Written task: In the entries below, find the line containing "Write a Python script that recreates this chart with seaborn" and the line containing "start_date = '2007-01-03'". Copy those two lines and everything between them exactly, without the pictures.

Provided material:
_ _ _ _ _ _ _

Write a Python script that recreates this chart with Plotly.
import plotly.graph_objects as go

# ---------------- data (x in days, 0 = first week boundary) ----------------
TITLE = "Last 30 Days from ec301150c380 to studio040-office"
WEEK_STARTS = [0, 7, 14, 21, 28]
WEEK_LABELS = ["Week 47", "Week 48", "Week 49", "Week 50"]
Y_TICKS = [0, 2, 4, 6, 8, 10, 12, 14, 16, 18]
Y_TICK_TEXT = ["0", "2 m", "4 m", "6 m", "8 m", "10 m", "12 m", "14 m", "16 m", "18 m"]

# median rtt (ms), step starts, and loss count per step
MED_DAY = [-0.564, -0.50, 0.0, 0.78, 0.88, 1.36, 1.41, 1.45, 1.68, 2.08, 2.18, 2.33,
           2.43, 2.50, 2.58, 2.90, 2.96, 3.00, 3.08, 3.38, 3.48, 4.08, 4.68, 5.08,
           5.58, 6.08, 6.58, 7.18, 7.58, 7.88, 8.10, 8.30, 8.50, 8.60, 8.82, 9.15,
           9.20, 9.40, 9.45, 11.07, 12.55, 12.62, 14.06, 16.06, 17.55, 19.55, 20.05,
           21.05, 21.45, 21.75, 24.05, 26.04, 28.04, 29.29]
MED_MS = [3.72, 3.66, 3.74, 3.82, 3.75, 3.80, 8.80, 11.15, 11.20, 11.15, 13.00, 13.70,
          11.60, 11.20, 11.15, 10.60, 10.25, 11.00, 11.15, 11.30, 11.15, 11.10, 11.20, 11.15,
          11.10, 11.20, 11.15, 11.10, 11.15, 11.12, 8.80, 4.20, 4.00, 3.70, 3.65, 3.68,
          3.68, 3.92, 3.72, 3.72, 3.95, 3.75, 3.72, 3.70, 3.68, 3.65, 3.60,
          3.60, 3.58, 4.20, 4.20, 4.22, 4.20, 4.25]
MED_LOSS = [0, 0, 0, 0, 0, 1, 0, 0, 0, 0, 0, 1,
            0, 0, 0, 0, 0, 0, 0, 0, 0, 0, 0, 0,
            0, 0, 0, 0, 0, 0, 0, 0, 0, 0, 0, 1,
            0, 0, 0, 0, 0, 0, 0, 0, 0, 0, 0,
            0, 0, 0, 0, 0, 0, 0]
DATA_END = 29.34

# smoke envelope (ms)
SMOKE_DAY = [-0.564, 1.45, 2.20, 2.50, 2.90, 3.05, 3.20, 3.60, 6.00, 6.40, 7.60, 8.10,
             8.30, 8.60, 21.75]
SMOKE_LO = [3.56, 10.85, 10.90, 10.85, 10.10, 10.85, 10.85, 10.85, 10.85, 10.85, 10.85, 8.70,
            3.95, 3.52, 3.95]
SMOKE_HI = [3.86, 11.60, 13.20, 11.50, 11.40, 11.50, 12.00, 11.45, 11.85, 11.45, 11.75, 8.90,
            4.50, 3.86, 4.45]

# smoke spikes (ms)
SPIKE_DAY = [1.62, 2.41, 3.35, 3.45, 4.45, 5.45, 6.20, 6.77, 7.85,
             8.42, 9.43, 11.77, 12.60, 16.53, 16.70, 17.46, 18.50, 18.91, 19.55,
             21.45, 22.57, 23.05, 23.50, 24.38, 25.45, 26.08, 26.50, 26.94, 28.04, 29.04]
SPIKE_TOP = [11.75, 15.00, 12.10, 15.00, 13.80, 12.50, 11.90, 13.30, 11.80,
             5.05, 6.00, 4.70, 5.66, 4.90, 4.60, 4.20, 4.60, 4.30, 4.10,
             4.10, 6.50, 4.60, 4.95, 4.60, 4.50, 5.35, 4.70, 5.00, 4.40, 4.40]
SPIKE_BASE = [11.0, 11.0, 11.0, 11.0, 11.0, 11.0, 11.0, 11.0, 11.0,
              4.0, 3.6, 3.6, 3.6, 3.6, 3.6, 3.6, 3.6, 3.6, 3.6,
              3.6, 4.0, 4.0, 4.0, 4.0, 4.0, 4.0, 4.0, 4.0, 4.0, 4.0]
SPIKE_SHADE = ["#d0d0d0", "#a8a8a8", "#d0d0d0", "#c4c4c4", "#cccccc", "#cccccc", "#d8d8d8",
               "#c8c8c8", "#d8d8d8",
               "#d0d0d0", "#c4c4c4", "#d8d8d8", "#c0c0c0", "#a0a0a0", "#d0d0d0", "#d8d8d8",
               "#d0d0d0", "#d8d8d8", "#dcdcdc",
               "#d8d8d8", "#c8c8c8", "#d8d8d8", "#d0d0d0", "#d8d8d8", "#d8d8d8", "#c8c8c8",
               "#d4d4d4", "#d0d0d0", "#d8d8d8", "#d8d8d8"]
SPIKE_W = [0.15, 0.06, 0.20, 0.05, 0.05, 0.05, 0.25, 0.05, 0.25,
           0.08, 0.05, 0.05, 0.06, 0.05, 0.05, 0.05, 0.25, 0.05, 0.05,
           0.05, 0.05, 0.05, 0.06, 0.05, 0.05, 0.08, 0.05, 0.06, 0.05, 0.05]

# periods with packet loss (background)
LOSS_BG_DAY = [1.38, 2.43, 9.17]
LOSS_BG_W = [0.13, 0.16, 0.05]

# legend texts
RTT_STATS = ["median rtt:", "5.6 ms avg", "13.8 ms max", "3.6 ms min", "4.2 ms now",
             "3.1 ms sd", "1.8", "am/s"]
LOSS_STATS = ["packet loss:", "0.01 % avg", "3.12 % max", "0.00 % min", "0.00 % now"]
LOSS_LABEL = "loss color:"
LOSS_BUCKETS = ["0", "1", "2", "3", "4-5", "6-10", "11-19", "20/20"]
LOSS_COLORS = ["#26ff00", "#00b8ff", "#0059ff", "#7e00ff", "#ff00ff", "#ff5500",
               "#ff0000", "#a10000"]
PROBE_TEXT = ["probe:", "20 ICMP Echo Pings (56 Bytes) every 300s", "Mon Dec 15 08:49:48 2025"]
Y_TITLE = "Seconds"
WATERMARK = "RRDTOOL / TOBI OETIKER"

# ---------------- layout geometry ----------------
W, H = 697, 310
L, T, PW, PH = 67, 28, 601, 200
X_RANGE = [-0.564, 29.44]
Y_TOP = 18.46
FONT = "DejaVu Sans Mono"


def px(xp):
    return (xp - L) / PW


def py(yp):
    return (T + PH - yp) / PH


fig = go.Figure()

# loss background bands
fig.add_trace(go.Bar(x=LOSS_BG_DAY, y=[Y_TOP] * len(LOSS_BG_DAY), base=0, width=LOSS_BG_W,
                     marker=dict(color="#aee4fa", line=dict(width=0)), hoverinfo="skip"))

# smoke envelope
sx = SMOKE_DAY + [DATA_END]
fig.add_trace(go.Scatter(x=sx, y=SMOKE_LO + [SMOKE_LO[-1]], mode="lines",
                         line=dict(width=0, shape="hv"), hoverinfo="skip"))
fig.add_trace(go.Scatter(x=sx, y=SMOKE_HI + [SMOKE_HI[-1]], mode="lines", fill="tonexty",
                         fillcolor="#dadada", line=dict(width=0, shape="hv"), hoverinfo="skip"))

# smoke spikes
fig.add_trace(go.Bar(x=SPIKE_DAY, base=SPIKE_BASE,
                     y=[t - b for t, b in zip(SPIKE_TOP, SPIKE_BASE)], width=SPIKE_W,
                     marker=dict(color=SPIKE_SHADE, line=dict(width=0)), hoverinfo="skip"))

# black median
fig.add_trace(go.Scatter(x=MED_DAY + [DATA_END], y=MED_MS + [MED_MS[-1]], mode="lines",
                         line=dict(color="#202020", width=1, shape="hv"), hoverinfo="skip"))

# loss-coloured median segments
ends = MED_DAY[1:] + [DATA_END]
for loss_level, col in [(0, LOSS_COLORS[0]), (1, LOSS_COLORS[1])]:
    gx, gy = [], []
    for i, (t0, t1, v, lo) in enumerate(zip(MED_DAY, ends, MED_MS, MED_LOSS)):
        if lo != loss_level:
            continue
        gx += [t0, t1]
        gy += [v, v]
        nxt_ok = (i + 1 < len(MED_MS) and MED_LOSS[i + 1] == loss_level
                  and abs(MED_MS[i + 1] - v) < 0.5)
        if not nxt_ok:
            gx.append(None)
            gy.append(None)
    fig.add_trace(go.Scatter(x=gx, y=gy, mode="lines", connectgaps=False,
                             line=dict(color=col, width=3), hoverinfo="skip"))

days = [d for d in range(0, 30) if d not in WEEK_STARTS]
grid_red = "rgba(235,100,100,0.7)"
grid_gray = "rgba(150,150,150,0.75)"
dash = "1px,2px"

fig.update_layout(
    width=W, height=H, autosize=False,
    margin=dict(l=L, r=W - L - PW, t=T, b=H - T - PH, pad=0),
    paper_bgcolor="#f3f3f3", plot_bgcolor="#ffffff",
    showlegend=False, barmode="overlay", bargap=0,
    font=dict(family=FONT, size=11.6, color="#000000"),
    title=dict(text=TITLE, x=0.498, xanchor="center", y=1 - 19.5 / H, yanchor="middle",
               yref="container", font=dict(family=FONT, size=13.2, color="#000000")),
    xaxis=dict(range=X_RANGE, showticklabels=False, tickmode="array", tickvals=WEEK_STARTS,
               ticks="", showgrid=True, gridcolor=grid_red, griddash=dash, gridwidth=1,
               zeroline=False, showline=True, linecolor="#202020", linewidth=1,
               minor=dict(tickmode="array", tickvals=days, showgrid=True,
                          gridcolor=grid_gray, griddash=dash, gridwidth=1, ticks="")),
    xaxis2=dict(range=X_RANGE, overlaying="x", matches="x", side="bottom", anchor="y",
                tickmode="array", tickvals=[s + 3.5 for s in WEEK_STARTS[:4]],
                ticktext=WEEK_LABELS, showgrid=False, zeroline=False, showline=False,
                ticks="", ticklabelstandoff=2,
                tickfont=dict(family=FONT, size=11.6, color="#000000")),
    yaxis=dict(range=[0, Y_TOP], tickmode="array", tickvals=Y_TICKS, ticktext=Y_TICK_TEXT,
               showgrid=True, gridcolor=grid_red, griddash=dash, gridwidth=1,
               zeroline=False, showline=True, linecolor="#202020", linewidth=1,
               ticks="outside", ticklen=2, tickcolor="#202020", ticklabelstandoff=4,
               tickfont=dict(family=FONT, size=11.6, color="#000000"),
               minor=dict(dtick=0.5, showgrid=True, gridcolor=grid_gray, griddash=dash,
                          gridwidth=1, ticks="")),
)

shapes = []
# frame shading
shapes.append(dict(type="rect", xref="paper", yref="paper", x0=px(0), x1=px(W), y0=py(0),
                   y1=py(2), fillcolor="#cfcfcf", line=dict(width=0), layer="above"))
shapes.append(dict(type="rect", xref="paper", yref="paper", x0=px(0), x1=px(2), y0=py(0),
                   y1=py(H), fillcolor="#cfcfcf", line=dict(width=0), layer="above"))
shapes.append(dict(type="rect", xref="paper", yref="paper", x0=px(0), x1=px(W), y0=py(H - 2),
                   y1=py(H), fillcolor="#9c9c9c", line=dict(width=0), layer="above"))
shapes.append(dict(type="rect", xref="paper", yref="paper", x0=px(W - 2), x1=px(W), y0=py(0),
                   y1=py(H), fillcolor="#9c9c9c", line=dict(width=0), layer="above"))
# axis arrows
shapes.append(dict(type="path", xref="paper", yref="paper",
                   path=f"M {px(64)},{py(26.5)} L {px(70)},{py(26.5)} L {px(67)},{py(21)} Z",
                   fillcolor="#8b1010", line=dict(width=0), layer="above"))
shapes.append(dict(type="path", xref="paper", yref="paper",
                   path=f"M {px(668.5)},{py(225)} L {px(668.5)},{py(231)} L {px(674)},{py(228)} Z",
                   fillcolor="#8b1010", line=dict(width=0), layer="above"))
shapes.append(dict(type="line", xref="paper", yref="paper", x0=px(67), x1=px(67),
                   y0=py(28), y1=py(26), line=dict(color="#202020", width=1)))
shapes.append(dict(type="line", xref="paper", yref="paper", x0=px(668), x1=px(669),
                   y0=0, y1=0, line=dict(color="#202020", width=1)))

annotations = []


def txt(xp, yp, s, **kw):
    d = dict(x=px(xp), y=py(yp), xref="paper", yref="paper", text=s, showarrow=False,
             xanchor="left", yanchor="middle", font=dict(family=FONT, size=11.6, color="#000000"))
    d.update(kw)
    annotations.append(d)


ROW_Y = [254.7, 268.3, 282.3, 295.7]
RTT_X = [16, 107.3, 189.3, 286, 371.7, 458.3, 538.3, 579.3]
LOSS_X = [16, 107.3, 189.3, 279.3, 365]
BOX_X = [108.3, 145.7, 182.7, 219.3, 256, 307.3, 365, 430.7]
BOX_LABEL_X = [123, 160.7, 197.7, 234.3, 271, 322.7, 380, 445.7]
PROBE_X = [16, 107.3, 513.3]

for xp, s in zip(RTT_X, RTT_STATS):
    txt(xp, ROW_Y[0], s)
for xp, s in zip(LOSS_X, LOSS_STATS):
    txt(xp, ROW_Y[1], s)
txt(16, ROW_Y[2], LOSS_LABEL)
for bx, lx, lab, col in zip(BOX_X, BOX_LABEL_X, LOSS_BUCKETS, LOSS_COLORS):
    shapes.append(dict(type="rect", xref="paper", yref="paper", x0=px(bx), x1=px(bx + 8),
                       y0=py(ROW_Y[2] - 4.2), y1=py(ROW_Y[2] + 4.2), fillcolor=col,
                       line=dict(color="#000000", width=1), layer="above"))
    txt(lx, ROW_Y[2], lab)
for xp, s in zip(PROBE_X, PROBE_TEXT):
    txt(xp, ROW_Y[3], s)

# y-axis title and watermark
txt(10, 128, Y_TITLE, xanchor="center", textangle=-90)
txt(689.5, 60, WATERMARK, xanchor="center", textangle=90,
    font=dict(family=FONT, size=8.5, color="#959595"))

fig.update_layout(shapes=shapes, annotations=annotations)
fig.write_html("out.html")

_ _ _ _ _ _ _

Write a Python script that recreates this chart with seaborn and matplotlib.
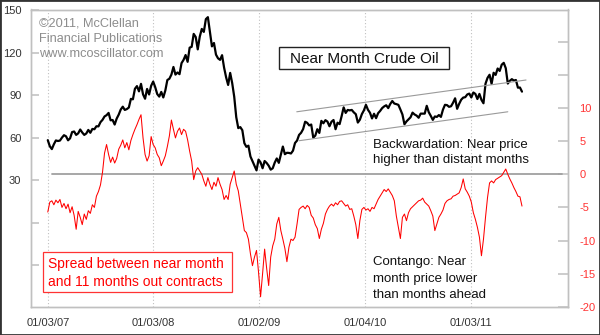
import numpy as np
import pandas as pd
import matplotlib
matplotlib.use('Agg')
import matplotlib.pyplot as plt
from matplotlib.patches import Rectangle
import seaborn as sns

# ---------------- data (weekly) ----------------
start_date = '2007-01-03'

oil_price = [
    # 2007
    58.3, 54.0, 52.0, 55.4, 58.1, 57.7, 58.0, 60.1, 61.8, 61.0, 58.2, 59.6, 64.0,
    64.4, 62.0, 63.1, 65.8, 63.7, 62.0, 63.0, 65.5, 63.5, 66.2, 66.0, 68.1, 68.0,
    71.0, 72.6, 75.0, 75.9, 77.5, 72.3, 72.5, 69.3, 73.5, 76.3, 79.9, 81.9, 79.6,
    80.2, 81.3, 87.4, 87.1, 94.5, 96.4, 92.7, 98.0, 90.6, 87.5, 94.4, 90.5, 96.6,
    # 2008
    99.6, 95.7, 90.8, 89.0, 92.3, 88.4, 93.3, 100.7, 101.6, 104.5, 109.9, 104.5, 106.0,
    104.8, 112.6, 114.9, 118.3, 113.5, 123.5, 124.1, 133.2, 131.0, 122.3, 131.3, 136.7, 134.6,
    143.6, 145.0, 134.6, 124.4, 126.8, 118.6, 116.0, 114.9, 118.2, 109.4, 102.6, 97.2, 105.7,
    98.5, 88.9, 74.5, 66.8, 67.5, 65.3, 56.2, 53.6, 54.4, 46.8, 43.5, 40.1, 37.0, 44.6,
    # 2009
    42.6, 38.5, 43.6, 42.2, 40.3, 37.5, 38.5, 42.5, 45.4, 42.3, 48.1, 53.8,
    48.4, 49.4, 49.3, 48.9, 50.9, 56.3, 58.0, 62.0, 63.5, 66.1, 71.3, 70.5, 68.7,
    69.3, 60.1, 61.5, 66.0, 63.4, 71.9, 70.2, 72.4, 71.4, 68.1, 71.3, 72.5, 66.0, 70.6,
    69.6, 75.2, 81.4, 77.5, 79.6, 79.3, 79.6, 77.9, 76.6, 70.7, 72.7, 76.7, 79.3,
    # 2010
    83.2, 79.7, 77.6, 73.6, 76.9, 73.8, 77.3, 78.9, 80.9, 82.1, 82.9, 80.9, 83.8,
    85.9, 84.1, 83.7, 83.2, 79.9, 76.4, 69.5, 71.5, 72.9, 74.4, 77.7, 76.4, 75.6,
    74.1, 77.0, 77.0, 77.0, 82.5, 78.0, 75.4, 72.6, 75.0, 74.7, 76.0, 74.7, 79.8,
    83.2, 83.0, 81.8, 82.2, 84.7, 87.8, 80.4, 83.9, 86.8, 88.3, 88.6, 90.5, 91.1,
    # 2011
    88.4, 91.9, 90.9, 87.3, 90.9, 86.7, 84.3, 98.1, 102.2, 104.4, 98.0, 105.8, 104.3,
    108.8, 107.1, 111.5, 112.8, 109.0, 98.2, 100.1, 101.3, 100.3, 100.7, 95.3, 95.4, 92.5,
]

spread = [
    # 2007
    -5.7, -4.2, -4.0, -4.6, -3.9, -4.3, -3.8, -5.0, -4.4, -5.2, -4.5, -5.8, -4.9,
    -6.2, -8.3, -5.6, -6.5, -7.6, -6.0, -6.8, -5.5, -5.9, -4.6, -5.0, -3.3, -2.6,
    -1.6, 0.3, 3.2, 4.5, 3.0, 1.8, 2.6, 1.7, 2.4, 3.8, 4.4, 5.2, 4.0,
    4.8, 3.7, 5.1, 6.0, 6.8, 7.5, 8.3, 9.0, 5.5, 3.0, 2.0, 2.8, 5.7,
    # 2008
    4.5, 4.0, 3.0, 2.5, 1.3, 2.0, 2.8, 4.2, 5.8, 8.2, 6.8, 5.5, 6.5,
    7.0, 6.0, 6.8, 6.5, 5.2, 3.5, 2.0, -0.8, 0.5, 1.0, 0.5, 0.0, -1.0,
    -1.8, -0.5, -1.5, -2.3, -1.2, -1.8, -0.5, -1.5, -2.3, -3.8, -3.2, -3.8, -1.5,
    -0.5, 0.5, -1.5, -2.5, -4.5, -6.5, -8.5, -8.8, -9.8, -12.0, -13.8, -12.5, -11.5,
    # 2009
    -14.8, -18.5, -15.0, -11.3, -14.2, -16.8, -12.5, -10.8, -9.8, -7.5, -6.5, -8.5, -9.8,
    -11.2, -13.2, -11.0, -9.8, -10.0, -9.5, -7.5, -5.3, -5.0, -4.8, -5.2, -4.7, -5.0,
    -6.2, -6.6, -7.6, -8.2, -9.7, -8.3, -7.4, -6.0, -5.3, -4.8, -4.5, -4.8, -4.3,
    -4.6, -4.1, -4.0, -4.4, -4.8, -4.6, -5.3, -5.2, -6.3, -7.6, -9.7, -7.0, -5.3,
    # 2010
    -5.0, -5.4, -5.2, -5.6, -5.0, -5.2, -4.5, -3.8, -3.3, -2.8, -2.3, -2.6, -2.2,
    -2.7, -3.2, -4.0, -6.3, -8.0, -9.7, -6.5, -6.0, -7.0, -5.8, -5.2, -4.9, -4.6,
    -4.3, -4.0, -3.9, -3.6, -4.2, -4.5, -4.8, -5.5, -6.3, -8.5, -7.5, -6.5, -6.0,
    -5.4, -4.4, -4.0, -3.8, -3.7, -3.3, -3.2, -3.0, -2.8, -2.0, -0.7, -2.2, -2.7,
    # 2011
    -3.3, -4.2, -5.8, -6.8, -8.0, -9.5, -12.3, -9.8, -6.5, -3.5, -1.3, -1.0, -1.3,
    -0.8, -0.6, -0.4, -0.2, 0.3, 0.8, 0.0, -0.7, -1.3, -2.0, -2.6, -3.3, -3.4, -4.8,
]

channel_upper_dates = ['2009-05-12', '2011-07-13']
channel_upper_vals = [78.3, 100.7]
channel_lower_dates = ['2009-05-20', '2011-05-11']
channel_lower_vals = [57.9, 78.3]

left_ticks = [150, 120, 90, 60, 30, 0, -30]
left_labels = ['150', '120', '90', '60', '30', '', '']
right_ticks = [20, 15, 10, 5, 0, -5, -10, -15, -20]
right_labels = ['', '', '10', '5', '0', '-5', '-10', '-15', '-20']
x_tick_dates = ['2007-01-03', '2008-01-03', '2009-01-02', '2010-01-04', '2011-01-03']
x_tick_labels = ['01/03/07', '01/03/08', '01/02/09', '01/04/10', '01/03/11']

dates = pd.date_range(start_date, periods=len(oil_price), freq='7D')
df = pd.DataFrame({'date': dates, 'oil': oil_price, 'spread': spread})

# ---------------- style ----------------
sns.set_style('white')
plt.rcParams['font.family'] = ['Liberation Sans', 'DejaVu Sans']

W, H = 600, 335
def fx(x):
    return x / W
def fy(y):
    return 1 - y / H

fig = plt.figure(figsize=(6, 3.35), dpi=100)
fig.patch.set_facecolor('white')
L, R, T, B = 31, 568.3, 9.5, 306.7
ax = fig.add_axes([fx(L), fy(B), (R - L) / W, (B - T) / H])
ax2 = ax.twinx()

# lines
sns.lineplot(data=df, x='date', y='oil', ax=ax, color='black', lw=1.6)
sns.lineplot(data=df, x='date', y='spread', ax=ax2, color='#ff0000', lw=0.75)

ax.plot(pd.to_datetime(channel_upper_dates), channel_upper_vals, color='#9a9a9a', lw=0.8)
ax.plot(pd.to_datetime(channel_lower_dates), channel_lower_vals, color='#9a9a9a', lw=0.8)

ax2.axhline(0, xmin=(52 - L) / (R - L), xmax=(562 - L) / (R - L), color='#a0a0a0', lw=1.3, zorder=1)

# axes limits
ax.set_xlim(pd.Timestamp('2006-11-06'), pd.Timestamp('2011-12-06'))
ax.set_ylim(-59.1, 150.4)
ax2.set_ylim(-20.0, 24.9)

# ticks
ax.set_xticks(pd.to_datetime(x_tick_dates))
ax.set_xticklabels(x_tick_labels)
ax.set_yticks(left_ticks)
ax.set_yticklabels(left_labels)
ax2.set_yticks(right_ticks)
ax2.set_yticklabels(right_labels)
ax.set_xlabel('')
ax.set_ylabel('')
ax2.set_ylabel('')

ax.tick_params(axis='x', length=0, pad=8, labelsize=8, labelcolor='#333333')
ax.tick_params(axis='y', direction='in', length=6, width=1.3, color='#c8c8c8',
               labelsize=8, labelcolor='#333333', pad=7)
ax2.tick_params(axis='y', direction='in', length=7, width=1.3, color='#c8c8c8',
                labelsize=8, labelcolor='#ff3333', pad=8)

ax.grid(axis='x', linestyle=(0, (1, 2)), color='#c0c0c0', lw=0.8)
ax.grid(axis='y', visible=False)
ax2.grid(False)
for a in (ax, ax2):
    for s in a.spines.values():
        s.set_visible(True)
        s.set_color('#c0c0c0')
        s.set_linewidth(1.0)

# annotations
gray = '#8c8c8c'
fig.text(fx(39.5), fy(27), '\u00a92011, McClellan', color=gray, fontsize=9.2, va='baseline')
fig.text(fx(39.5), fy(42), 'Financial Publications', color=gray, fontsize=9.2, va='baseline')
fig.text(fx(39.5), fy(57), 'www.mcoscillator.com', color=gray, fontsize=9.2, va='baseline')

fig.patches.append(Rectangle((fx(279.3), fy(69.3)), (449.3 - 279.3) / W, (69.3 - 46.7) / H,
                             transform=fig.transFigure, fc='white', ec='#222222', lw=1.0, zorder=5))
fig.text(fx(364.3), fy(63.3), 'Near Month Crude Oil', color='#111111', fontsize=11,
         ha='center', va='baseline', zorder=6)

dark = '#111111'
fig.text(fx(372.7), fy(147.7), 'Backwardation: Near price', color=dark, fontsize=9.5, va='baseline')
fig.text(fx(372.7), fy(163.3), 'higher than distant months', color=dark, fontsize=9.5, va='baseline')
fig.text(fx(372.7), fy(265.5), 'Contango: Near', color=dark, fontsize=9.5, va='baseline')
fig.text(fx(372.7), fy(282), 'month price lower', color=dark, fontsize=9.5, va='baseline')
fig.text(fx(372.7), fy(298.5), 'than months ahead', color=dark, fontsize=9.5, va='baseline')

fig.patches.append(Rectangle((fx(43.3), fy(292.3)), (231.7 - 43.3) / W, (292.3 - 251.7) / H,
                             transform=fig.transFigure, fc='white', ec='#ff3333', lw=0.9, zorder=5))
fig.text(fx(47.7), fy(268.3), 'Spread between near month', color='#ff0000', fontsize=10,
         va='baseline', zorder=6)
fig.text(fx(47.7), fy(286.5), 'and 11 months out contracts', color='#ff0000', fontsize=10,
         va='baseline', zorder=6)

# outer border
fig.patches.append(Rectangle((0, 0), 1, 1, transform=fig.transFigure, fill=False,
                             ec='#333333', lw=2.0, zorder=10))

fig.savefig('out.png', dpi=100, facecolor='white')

_ _ _ _ _ _ _

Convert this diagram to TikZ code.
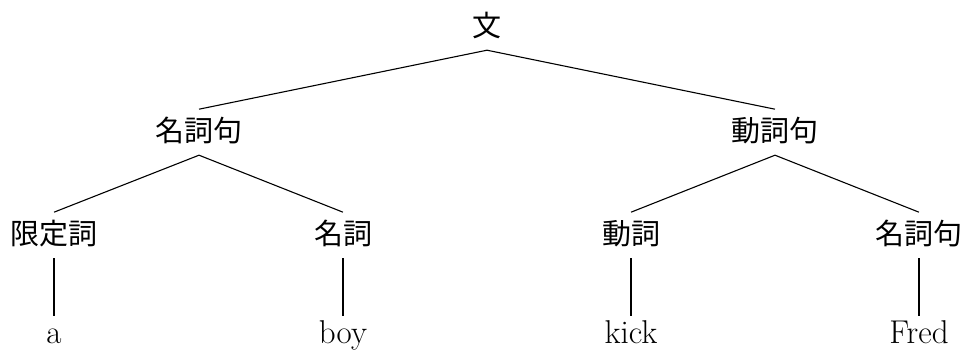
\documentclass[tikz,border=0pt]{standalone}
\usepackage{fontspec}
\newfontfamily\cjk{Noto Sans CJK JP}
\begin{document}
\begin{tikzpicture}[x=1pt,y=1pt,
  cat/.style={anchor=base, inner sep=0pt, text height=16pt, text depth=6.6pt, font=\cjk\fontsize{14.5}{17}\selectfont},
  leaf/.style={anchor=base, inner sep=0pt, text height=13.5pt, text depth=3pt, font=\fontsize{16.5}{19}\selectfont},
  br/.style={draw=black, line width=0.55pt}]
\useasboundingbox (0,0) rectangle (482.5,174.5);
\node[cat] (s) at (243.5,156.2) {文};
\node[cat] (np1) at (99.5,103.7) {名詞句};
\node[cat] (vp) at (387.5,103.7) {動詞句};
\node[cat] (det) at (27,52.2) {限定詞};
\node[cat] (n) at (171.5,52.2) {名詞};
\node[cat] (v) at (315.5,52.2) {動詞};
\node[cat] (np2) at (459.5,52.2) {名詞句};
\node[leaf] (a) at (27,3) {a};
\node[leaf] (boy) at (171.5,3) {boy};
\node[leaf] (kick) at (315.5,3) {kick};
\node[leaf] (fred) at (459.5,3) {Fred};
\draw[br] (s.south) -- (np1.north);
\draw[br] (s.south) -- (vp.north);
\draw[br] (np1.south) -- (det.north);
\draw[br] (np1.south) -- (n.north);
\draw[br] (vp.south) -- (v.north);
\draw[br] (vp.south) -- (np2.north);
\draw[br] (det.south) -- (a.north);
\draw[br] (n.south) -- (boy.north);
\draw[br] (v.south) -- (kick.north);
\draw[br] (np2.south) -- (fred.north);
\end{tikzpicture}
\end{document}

_ _ _ _ _ _ _

Response:
Write a Python script that recreates this chart with seaborn and matplotlib.
import numpy as np
import pandas as pd
import matplotlib
matplotlib.use('Agg')
import matplotlib.pyplot as plt
from matplotlib.patches import Rectangle
import seaborn as sns

# ---------------- data (weekly) ----------------
start_date = '2007-01-03'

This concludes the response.